## Begin

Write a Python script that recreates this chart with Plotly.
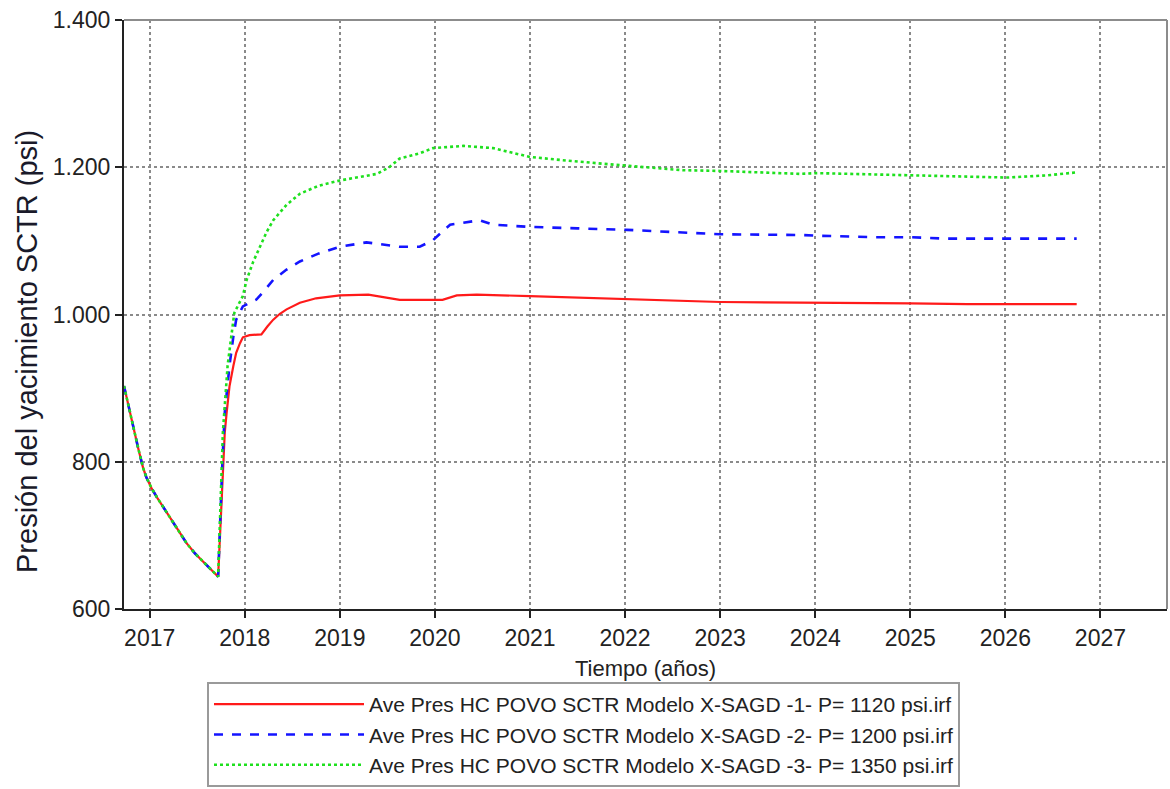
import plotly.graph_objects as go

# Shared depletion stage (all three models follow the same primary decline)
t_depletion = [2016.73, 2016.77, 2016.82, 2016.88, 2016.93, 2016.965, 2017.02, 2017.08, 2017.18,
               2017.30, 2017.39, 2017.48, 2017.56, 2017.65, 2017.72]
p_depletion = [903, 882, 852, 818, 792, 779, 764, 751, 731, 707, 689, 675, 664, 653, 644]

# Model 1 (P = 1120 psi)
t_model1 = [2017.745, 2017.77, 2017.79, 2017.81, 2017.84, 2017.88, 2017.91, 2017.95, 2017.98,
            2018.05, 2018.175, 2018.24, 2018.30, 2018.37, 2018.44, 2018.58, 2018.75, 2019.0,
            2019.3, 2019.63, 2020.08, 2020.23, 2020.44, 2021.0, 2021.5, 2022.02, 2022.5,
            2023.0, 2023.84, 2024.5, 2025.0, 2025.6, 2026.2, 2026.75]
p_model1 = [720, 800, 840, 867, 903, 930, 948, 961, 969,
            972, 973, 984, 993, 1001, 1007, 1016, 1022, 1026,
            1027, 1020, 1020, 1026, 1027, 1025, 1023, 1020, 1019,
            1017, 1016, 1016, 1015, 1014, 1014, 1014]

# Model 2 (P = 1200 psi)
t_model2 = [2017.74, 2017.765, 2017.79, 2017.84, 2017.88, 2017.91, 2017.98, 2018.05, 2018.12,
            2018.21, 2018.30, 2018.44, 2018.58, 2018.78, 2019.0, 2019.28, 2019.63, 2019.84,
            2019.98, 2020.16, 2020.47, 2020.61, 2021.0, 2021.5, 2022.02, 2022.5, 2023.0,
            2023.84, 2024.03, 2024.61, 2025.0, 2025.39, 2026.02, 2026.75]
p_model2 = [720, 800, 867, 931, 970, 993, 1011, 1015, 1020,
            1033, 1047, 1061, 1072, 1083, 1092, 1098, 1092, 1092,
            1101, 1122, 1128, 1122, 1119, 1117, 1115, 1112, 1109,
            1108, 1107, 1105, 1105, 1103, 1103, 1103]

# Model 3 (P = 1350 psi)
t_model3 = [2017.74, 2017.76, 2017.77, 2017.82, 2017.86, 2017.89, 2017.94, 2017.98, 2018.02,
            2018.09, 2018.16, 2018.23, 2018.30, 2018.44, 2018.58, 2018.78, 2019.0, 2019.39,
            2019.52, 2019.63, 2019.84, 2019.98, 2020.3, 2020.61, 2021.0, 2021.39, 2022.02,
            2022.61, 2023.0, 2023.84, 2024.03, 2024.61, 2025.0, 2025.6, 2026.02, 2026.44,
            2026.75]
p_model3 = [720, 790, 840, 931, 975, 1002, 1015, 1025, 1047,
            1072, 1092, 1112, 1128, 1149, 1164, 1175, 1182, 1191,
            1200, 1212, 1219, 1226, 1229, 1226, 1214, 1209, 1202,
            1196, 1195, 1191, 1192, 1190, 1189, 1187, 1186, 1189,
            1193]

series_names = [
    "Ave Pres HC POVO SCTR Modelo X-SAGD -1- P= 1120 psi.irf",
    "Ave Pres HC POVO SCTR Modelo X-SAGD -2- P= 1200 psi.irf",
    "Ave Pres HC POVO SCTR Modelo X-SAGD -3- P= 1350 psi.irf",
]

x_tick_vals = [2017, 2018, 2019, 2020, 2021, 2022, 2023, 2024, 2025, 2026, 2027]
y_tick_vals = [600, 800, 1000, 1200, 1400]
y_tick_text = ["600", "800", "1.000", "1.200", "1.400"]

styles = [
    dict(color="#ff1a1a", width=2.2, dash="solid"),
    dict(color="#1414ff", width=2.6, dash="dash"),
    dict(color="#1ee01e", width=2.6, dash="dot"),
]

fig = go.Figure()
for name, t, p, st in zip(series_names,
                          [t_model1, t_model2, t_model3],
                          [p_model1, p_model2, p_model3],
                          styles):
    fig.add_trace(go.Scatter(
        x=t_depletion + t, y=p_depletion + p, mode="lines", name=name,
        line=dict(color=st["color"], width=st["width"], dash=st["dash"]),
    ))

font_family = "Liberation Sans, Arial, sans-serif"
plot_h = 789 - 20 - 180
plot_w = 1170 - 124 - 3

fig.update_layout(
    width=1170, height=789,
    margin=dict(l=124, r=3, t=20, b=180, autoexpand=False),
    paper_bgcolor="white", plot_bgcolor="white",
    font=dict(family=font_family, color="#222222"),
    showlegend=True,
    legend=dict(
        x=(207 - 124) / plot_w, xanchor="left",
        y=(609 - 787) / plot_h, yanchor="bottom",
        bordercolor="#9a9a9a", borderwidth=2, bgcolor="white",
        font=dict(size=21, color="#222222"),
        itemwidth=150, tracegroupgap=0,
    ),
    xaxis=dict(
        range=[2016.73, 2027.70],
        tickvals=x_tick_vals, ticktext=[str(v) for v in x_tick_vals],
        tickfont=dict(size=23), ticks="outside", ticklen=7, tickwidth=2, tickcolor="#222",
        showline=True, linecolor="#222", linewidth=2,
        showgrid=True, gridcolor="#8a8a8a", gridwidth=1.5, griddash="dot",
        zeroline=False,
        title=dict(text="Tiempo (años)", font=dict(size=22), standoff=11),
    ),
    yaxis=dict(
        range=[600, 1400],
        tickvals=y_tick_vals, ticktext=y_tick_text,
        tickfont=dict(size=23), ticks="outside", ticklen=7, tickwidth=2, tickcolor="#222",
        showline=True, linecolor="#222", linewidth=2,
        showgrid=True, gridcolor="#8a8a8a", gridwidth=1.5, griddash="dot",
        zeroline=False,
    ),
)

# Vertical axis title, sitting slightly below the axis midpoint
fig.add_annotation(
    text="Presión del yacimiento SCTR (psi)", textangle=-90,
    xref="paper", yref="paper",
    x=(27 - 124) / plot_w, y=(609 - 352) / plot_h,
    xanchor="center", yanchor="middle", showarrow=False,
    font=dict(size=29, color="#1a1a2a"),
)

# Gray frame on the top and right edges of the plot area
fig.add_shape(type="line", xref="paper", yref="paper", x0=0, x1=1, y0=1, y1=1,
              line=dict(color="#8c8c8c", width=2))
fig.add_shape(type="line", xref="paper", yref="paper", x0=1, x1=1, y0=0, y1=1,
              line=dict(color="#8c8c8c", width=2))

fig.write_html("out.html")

## End
## Begin

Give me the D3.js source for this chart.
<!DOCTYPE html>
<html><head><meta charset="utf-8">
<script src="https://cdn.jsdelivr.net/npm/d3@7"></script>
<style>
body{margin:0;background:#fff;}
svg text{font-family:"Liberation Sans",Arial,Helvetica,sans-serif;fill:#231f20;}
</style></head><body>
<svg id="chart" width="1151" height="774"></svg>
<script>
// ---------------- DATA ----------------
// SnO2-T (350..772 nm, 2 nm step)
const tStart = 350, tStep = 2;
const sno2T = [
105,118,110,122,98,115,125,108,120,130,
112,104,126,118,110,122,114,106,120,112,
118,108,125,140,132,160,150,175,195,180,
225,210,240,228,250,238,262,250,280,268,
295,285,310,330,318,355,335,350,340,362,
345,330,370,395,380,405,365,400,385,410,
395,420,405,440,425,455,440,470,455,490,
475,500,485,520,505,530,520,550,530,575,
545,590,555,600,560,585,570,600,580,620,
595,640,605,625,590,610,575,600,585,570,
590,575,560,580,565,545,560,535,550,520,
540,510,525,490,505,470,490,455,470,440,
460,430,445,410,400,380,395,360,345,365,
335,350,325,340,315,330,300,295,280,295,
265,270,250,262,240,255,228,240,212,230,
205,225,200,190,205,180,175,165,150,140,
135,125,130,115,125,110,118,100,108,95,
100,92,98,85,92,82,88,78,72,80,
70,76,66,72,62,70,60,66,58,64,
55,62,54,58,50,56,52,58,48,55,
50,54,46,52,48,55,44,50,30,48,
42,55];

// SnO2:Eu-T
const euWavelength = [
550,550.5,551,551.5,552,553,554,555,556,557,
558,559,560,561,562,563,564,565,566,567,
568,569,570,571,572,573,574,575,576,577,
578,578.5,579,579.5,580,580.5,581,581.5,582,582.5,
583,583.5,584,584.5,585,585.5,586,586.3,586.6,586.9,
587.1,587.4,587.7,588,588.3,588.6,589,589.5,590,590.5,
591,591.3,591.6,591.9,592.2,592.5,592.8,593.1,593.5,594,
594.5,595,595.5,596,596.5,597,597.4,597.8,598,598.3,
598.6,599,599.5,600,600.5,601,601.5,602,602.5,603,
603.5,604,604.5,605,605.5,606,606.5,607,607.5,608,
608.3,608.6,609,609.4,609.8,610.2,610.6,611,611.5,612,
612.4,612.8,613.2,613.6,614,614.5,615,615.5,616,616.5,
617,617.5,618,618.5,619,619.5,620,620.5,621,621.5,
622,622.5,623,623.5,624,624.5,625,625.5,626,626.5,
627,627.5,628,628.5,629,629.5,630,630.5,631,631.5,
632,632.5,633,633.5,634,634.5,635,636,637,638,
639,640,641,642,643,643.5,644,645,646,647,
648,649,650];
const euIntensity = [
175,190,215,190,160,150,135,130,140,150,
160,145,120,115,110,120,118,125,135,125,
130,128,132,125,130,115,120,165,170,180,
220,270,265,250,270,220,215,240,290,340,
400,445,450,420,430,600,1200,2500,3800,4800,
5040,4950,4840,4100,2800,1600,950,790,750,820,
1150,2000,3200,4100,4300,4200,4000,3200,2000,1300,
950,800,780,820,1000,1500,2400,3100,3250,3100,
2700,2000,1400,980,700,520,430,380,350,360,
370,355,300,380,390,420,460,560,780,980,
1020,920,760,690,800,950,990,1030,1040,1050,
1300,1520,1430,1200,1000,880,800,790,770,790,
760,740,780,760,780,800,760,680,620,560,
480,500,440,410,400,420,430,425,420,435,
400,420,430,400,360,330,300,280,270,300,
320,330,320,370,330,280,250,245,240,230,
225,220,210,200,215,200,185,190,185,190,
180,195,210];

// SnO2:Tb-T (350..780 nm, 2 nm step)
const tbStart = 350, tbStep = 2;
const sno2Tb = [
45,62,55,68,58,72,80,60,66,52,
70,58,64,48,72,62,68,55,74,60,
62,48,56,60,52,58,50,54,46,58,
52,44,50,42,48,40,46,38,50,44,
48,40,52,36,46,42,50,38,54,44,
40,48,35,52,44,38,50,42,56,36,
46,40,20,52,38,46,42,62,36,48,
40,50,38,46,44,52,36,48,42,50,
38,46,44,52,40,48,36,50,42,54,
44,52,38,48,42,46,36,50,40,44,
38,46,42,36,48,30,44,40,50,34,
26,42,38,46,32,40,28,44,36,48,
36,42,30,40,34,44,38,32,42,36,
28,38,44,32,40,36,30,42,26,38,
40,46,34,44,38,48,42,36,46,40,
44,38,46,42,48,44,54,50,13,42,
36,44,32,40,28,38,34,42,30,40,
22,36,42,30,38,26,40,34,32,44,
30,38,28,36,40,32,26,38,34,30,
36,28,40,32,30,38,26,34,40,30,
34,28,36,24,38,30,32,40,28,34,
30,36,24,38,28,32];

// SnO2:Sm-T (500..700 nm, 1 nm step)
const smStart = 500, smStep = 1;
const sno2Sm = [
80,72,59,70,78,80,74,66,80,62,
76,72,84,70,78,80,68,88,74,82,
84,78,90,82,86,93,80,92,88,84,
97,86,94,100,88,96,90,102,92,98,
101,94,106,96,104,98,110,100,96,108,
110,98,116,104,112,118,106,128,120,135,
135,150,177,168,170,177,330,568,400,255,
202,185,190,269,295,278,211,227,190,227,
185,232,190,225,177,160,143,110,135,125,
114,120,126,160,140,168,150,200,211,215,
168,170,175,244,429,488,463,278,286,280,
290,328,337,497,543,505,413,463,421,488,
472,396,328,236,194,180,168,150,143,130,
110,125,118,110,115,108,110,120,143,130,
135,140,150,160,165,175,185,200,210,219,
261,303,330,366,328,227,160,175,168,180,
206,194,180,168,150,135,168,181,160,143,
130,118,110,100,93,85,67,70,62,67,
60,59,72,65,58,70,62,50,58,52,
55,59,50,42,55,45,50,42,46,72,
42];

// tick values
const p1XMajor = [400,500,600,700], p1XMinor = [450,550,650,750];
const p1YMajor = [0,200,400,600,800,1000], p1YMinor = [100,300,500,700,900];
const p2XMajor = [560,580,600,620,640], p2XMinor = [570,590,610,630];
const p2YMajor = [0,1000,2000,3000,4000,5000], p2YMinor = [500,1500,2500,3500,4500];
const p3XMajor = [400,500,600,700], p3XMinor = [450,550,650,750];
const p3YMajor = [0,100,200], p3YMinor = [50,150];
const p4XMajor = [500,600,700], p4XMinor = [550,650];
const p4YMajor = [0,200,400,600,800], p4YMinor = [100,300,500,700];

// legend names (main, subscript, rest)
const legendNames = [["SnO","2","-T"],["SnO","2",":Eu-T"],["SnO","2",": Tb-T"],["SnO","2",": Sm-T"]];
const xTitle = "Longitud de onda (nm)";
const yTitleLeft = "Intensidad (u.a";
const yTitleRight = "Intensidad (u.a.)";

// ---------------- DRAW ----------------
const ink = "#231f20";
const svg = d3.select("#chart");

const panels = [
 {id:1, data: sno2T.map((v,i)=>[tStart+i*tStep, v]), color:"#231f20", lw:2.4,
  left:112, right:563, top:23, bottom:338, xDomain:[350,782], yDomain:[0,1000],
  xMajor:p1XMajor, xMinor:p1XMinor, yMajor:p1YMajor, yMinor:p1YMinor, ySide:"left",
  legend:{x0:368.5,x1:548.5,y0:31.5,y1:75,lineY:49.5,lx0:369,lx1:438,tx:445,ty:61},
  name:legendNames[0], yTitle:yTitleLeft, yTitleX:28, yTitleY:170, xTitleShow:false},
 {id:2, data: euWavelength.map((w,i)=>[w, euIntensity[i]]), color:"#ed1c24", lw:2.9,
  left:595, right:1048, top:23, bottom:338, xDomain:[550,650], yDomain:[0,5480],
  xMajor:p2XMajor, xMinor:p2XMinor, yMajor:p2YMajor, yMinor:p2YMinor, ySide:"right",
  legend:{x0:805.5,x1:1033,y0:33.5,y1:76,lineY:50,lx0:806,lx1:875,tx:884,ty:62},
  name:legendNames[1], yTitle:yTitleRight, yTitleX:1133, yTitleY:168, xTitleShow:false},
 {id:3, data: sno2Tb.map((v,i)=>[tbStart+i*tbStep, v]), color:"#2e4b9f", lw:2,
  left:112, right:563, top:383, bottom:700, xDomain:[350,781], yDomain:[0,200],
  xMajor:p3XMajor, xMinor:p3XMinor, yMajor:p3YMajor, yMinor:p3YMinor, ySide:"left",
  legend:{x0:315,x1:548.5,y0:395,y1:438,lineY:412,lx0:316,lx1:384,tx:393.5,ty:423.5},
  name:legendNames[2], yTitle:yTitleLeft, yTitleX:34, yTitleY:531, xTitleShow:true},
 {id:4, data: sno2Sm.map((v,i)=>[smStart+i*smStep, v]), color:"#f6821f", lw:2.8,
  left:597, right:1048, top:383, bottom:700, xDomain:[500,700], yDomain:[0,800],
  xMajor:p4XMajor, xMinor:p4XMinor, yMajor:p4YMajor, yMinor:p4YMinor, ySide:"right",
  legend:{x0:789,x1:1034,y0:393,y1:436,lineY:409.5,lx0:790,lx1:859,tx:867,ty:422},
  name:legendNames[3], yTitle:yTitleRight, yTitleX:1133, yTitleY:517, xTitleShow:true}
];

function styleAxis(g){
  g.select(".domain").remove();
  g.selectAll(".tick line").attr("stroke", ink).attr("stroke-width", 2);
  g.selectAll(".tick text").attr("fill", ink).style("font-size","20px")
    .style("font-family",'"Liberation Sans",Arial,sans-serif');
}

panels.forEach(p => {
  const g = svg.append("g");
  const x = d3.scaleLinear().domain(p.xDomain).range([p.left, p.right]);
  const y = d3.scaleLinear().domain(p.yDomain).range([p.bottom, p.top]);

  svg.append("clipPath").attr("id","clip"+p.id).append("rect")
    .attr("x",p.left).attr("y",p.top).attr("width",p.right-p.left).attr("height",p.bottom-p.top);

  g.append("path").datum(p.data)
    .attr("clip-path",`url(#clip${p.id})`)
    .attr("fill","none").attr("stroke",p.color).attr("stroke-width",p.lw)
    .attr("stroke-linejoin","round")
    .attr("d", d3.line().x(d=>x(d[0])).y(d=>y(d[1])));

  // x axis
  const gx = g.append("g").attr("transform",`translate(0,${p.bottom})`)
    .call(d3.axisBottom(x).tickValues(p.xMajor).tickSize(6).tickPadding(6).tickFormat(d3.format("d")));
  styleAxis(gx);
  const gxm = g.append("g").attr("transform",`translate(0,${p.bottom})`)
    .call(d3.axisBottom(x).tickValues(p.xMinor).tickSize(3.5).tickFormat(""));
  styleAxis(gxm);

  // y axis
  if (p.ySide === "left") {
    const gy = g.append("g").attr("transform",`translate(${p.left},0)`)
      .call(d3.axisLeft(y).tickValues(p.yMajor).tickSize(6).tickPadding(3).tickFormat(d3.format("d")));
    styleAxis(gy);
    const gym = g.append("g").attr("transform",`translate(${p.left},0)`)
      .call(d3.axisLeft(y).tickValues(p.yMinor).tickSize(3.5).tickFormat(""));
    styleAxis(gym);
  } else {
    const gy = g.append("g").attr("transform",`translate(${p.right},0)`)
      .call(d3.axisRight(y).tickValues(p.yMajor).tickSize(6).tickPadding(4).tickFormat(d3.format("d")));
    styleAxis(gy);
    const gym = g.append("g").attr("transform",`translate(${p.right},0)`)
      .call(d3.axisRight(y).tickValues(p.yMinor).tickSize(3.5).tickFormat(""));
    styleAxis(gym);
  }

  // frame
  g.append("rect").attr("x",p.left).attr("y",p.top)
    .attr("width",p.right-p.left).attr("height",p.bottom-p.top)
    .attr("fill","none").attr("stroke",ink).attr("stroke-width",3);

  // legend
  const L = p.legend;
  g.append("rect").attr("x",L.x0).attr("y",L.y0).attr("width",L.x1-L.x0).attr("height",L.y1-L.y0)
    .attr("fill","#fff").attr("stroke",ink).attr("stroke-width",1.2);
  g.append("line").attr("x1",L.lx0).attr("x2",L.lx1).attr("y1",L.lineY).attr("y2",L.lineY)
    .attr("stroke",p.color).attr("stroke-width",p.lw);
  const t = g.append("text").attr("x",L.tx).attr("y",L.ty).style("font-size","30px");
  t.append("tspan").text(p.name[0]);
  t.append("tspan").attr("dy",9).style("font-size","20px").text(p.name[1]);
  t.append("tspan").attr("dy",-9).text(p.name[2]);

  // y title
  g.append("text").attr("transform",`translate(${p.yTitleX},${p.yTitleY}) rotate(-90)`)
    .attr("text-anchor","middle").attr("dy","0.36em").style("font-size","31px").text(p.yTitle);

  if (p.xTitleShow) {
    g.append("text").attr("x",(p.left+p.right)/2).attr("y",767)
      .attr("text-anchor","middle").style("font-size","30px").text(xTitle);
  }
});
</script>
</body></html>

## End
## Begin

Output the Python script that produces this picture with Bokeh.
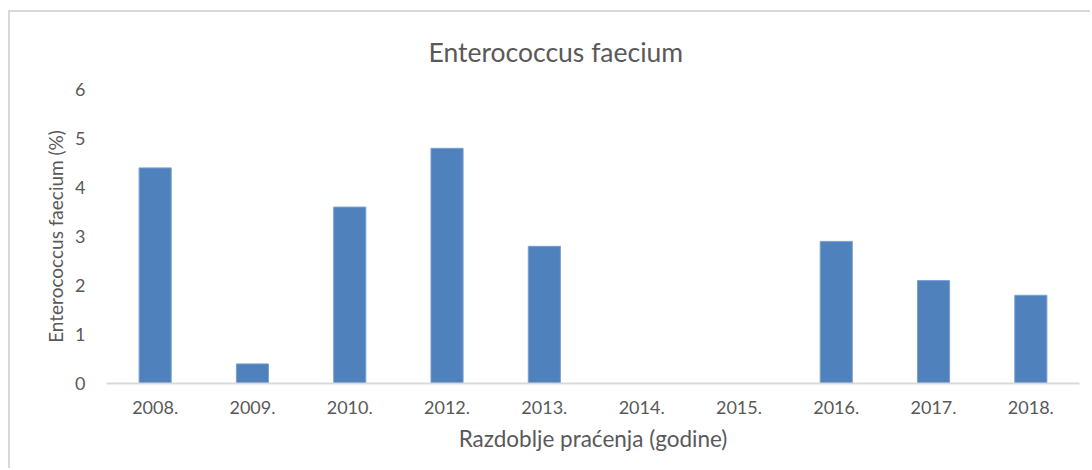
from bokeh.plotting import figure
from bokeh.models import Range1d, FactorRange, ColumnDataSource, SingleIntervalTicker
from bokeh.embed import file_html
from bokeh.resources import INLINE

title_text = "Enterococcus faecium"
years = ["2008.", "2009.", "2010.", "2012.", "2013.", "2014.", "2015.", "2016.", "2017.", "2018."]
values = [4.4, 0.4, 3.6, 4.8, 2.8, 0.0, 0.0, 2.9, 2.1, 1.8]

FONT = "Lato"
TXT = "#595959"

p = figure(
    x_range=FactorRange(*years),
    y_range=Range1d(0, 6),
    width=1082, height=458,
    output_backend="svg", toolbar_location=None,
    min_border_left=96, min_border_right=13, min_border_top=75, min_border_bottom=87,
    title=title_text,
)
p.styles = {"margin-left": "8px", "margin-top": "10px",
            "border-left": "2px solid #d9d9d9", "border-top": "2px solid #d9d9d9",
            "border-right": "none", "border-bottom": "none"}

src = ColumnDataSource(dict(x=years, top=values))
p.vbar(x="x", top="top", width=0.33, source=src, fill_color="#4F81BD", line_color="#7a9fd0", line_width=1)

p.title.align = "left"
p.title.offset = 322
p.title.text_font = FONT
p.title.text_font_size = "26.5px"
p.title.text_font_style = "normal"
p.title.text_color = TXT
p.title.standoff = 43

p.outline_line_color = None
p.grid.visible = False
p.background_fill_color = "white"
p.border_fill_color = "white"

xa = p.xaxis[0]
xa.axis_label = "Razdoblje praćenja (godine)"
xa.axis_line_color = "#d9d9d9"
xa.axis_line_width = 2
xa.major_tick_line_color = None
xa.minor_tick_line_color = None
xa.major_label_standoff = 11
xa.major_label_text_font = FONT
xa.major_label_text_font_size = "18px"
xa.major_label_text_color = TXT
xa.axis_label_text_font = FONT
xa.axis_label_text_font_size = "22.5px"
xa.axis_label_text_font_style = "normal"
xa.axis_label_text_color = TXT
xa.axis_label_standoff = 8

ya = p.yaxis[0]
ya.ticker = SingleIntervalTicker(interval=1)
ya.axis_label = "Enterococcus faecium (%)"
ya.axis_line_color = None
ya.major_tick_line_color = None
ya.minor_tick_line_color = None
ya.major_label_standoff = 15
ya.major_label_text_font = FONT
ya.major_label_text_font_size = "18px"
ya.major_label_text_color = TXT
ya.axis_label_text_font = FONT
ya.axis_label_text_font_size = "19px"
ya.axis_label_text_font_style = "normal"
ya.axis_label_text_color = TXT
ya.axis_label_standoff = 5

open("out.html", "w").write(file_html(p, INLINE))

## End

- **WORK TO COMPLETE**: Without the pictures, give again exactly the lines above starting at the line containing "Write a Python" and ending at the line containing "664, 653, 644]".

- **RESPONSE TO THIS EXERCISE**:
Write a Python script that recreates this chart with Plotly.
import plotly.graph_objects as go

# Shared depletion stage (all three models follow the same primary decline)
t_depletion = [2016.73, 2016.77, 2016.82, 2016.88, 2016.93, 2016.965, 2017.02, 2017.08, 2017.18,
               2017.30, 2017.39, 2017.48, 2017.56, 2017.65, 2017.72]
p_depletion = [903, 882, 852, 818, 792, 779, 764, 751, 731, 707, 689, 675, 664, 653, 644]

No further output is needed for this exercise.